**Given information**
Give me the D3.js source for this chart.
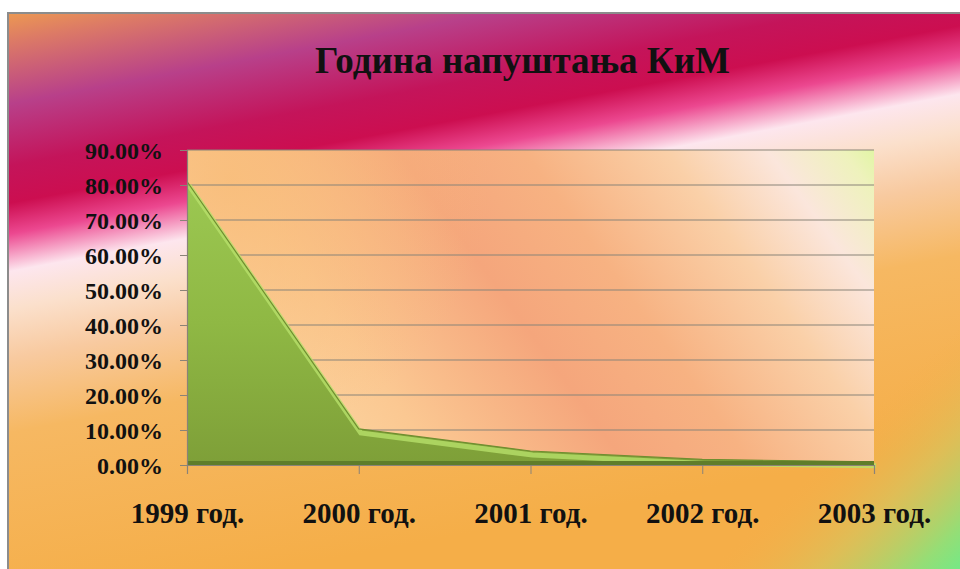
<!DOCTYPE html>
<html>
<head>
<meta charset="utf-8">
<script src="https://cdn.jsdelivr.net/npm/d3@7"></script>
<style>
  body { margin: 0; background: #fff; }
  text { font-family: "Liberation Serif", "Times New Roman", serif; font-weight: bold; }
</style>
</head>
<body>
<script>
const years = ["1999 год.", "2000 год.", "2001 год.", "2002 год.", "2003 год."];
const shares = [0.81, 0.103, 0.04, 0.016, 0.009];
const yTicks = [0, 0.1, 0.2, 0.3, 0.4, 0.5, 0.6, 0.7, 0.8, 0.9];
const title = "Година напуштања КиМ";

const w = 960, h = 569;
const plot = { left: 187, right: 874, top: 150, bottom: 465 };

const svg = d3.select("body")
  .append("svg")
  .attr("width", w)
  .attr("height", h);

const defs = svg.append("defs");

// slide background, diagonal bands
const bg = defs.append("linearGradient")
  .attr("id", "bg")
  .attr("gradientUnits", "userSpaceOnUse")
  .attr("x1", 0).attr("y1", 0)
  .attr("x2", 112).attr("y2", 600);
[
  [0.00, "#f4a848"],
  [0.07, "#dc7a66"],
  [0.17, "#b8408a"],
  [0.27, "#c4145a"],
  [0.33, "#cc0e50"],
  [0.38, "#ec4890"],
  [0.44, "#fde6ee"],
  [0.50, "#fbe0cc"],
  [0.58, "#f8caa0"],
  [0.70, "#f6b862"],
  [1.00, "#f5ae48"]
].forEach(([o, c]) => bg.append("stop").attr("offset", o).attr("stop-color", c));

// green corner bottom right
const green = defs.append("linearGradient")
  .attr("id", "corner")
  .attr("gradientUnits", "userSpaceOnUse")
  .attr("x1", 830).attr("y1", 450)
  .attr("x2", 965).attr("y2", 590);
green.append("stop").attr("offset", 0).attr("stop-color", "#f5ae48").attr("stop-opacity", 0);
green.append("stop").attr("offset", 0.4).attr("stop-color", "#d0c860").attr("stop-opacity", 0.6);
green.append("stop").attr("offset", 0.75).attr("stop-color", "#90e078").attr("stop-opacity", 0.95);
green.append("stop").attr("offset", 1).attr("stop-color", "#60f090").attr("stop-opacity", 1);

// plot area gradient, bands running top-left to bottom-right
const pg = defs.append("linearGradient")
  .attr("id", "plotbg")
  .attr("gradientUnits", "userSpaceOnUse")
  .attr("x1", 330).attr("y1", 520)
  .attr("x2", 880).attr("y2", 120);
[
  [0.00, "#fcd8a2"],
  [0.18, "#fbc892"],
  [0.40, "#f5a67c"],
  [0.55, "#f7b282"],
  [0.72, "#fad0a8"],
  [0.84, "#fbe6dc"],
  [0.93, "#eef2bc"],
  [1.00, "#d6f890"]
].forEach(([o, c]) => pg.append("stop").attr("offset", o).attr("stop-color", c));

const pg2 = defs.append("radialGradient")
  .attr("id", "plotwarm")
  .attr("gradientUnits", "userSpaceOnUse")
  .attr("cx", 230).attr("cy", 180).attr("r", 260);
pg2.append("stop").attr("offset", 0).attr("stop-color", "#f8bc78").attr("stop-opacity", 0.8);
pg2.append("stop").attr("offset", 1).attr("stop-color", "#f8bc78").attr("stop-opacity", 0);

const ag = defs.append("linearGradient")
  .attr("id", "areafill")
  .attr("x1", 0).attr("y1", 0).attr("x2", 0).attr("y2", 1);
ag.append("stop").attr("offset", 0).attr("stop-color", "#9cc852");
ag.append("stop").attr("offset", 0.5).attr("stop-color", "#8fb844");
ag.append("stop").attr("offset", 1).attr("stop-color", "#7e9f38");

// background + frame
svg.append("rect").attr("x", 8).attr("y", 13).attr("width", w).attr("height", h)
  .attr("fill", "url(#bg)");
svg.append("rect").attr("x", 8).attr("y", 13).attr("width", w).attr("height", h)
  .attr("fill", "url(#corner)");
svg.append("rect").attr("x", 8).attr("y", 13).attr("width", w).attr("height", h)
  .attr("fill", "none").attr("stroke", "#8c8c8c").attr("stroke-width", 2);

const x = d3.scalePoint().domain(years).range([plot.left, plot.right]);
const y = d3.scaleLinear().domain([0, 0.9]).range([plot.bottom, plot.top]);

svg.append("rect")
  .attr("x", plot.left).attr("y", plot.top)
  .attr("width", plot.right - plot.left).attr("height", plot.bottom - plot.top)
  .attr("fill", "url(#plotbg)");
svg.append("rect")
  .attr("x", plot.left).attr("y", plot.top)
  .attr("width", plot.right - plot.left).attr("height", plot.bottom - plot.top)
  .attr("fill", "url(#plotwarm)");

// gridlines
svg.append("g")
  .selectAll("line")
  .data(yTicks.slice(1))
  .enter()
  .append("line")
  .attr("x1", plot.left).attr("x2", plot.right)
  .attr("y1", d => y(d)).attr("y2", d => y(d))
  .attr("stroke", "#8a8378").attr("stroke-width", 1.2);

const data = years.map((yr, i) => ({ yr, v: shares[i] }));

const area = d3.area()
  .x(d => x(d.yr))
  .y0(plot.bottom)
  .y1(d => y(d.v));
const line = d3.line()
  .x(d => x(d.yr))
  .y(d => y(d.v));

svg.append("path")
  .datum(data)
  .attr("d", area)
  .attr("fill", "url(#areafill)");

// bevel highlight along the top edge
svg.append("path")
  .datum(data)
  .attr("d", line)
  .attr("fill", "none")
  .attr("stroke", "#b6e06a")
  .attr("stroke-width", 5)
  .attr("transform", "translate(2,4)")
  .attr("opacity", 0.8);
svg.append("path")
  .datum(data)
  .attr("d", line)
  .attr("fill", "none")
  .attr("stroke", "#6f8e30")
  .attr("stroke-width", 1.2);

// dark base strip
svg.append("rect")
  .attr("x", plot.left).attr("y", plot.bottom - 4)
  .attr("width", plot.right - plot.left).attr("height", 4)
  .attr("fill", "#5f7d2a");

// axes
const yAxis = d3.axisLeft(y).tickValues(yTicks).tickSize(7).tickFormat(d => (d * 100).toFixed(2) + "%");
const yg = svg.append("g").attr("transform", `translate(${plot.left},0)`).call(yAxis);
yg.select(".domain").attr("stroke", "#8a8378").attr("stroke-width", 1.2);
yg.selectAll(".tick line").attr("stroke", "#8a8378");
yg.selectAll(".tick text")
  .attr("x", -24)
  .attr("dy", "0.34em")
  .attr("fill", "#111")
  .style("font-size", "24px")
  .style("font-family", "Liberation Serif");

const xAxis = d3.axisBottom(x).tickSize(9).tickFormat(d => d);
const xg = svg.append("g").attr("transform", `translate(0,${plot.bottom})`).call(xAxis);
xg.select(".domain").attr("stroke", "#8a8378").attr("stroke-width", 1.2);
xg.selectAll(".tick line").attr("stroke", "#8a8378");
xg.selectAll(".tick text")
  .attr("y", 58)
  .attr("dy", 0)
  .attr("fill", "#111")
  .style("font-size", "29px")
  .style("font-family", "Liberation Serif");

svg.append("text")
  .attr("x", 315).attr("y", 73)
  .attr("textLength", 415)
  .attr("lengthAdjust", "spacingAndGlyphs")
  .attr("fill", "#111")
  .style("font-size", "38px")
  .text(title);
</script>
</body>
</html>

**Given exercise**
Transcribe all of the material exactly, leaving out whatever pictures it contains.

**Solution**
Give me the D3.js source for this chart.
<!DOCTYPE html>
<html>
<head>
<meta charset="utf-8">
<script src="https://cdn.jsdelivr.net/npm/d3@7"></script>
<style>
  body { margin: 0; background: #fff; }
  text { font-family: "Liberation Serif", "Times New Roman", serif; font-weight: bold; }
</style>
</head>
<body>
<script>
const years = ["1999 год.", "2000 год.", "2001 год.", "2002 год.", "2003 год."];
const shares = [0.81, 0.103, 0.04, 0.016, 0.009];
const yTicks = [0, 0.1, 0.2, 0.3, 0.4, 0.5, 0.6, 0.7, 0.8, 0.9];
const title = "Година напуштања КиМ";

const w = 960, h = 569;
const plot = { left: 187, right: 874, top: 150, bottom: 465 };

const svg = d3.select("body")
  .append("svg")
  .attr("width", w)
  .attr("height", h);

const defs = svg.append("defs");

// slide background, diagonal bands
const bg = defs.append("linearGradient")
  .attr("id", "bg")
  .attr("gradientUnits", "userSpaceOnUse")
  .attr("x1", 0).attr("y1", 0)
  .attr("x2", 112).attr("y2", 600);
[
  [0.00, "#f4a848"],
  [0.07, "#dc7a66"],
  [0.17, "#b8408a"],
  [0.27, "#c4145a"],
  [0.33, "#cc0e50"],
  [0.38, "#ec4890"],
  [0.44, "#fde6ee"],
  [0.50, "#fbe0cc"],
  [0.58, "#f8caa0"],
  [0.70, "#f6b862"],
  [1.00, "#f5ae48"]
].forEach(([o, c]) => bg.append("stop").attr("offset", o).attr("stop-color", c));

// green corner bottom right
const green = defs.append("linearGradient")
  .attr("id", "corner")
  .attr("gradientUnits", "userSpaceOnUse")
  .attr("x1", 830).attr("y1", 450)
  .attr("x2", 965).attr("y2", 590);
green.append("stop").attr("offset", 0).attr("stop-color", "#f5ae48").attr("stop-opacity", 0);
green.append("stop").attr("offset", 0.4).attr("stop-color", "#d0c860").attr("stop-opacity", 0.6);
green.append("stop").attr("offset", 0.75).attr("stop-color", "#90e078").attr("stop-opacity", 0.95);
green.append("stop").attr("offset", 1).attr("stop-color", "#60f090").attr("stop-opacity", 1);

// plot area gradient, bands running top-left to bottom-right
const pg = defs.append("linearGradient")
  .attr("id", "plotbg")
  .attr("gradientUnits", "userSpaceOnUse")
  .attr("x1", 330).attr("y1", 520)
  .attr("x2", 880).attr("y2", 120);
[
  [0.00, "#fcd8a2"],
  [0.18, "#fbc892"],
  [0.40, "#f5a67c"],
  [0.55, "#f7b282"],
  [0.72, "#fad0a8"],
  [0.84, "#fbe6dc"],
  [0.93, "#eef2bc"],
  [1.00, "#d6f890"]
].forEach(([o, c]) => pg.append("stop").attr("offset", o).attr("stop-color", c));

const pg2 = defs.append("radialGradient")
  .attr("id", "plotwarm")
  .attr("gradientUnits", "userSpaceOnUse")
  .attr("cx", 230).attr("cy", 180).attr("r", 260);
pg2.append("stop").attr("offset", 0).attr("stop-color", "#f8bc78").attr("stop-opacity", 0.8);
pg2.append("stop").attr("offset", 1).attr("stop-color", "#f8bc78").attr("stop-opacity", 0);

const ag = defs.append("linearGradient")
  .attr("id", "areafill")
  .attr("x1", 0).attr("y1", 0).attr("x2", 0).attr("y2", 1);
ag.append("stop").attr("offset", 0).attr("stop-color", "#9cc852");
ag.append("stop").attr("offset", 0.5).attr("stop-color", "#8fb844");
ag.append("stop").attr("offset", 1).attr("stop-color", "#7e9f38");

// background + frame
svg.append("rect").attr("x", 8).attr("y", 13).attr("width", w).attr("height", h)
  .attr("fill", "url(#bg)");
svg.append("rect").attr("x", 8).attr("y", 13).attr("width", w).attr("height", h)
  .attr("fill", "url(#corner)");
svg.append("rect").attr("x", 8).attr("y", 13).attr("width", w).attr("height", h)
  .attr("fill", "none").attr("stroke", "#8c8c8c").attr("stroke-width", 2);

const x = d3.scalePoint().domain(years).range([plot.left, plot.right]);
const y = d3.scaleLinear().domain([0, 0.9]).range([plot.bottom, plot.top]);

svg.append("rect")
  .attr("x", plot.left).attr("y", plot.top)
  .attr("width", plot.right - plot.left).attr("height", plot.bottom - plot.top)
  .attr("fill", "url(#plotbg)");
svg.append("rect")
  .attr("x", plot.left).attr("y", plot.top)
  .attr("width", plot.right - plot.left).attr("height", plot.bottom - plot.top)
  .attr("fill", "url(#plotwarm)");

// gridlines
svg.append("g")
  .selectAll("line")
  .data(yTicks.slice(1))
  .enter()
  .append("line")
  .attr("x1", plot.left).attr("x2", plot.right)
  .attr("y1", d => y(d)).attr("y2", d => y(d))
  .attr("stroke", "#8a8378").attr("stroke-width", 1.2);

const data = years.map((yr, i) => ({ yr, v: shares[i] }));

const area = d3.area()
  .x(d => x(d.yr))
  .y0(plot.bottom)
  .y1(d => y(d.v));
const line = d3.line()
  .x(d => x(d.yr))
  .y(d => y(d.v));

svg.append("path")
  .datum(data)
  .attr("d", area)
  .attr("fill", "url(#areafill)");

// bevel highlight along the top edge
svg.append("path")
  .datum(data)
  .attr("d", line)
  .attr("fill", "none")
  .attr("stroke", "#b6e06a")
  .attr("stroke-width", 5)
  .attr("transform", "translate(2,4)")
  .attr("opacity", 0.8);
svg.append("path")
  .datum(data)
  .attr("d", line)
  .attr("fill", "none")
  .attr("stroke", "#6f8e30")
  .attr("stroke-width", 1.2);

// dark base strip
svg.append("rect")
  .attr("x", plot.left).attr("y", plot.bottom - 4)
  .attr("width", plot.right - plot.left).attr("height", 4)
  .attr("fill", "#5f7d2a");

// axes
const yAxis = d3.axisLeft(y).tickValues(yTicks).tickSize(7).tickFormat(d => (d * 100).toFixed(2) + "%");
const yg = svg.append("g").attr("transform", `translate(${plot.left},0)`).call(yAxis);
yg.select(".domain").attr("stroke", "#8a8378").attr("stroke-width", 1.2);
yg.selectAll(".tick line").attr("stroke", "#8a8378");
yg.selectAll(".tick text")
  .attr("x", -24)
  .attr("dy", "0.34em")
  .attr("fill", "#111")
  .style("font-size", "24px")
  .style("font-family", "Liberation Serif");

const xAxis = d3.axisBottom(x).tickSize(9).tickFormat(d => d);
const xg = svg.append("g").attr("transform", `translate(0,${plot.bottom})`).call(xAxis);
xg.select(".domain").attr("stroke", "#8a8378").attr("stroke-width", 1.2);
xg.selectAll(".tick line").attr("stroke", "#8a8378");
xg.selectAll(".tick text")
  .attr("y", 58)
  .attr("dy", 0)
  .attr("fill", "#111")
  .style("font-size", "29px")
  .style("font-family", "Liberation Serif");

svg.append("text")
  .attr("x", 315).attr("y", 73)
  .attr("textLength", 415)
  .attr("lengthAdjust", "spacingAndGlyphs")
  .attr("fill", "#111")
  .style("font-size", "38px")
  .text(title);
</script>
</body>
</html>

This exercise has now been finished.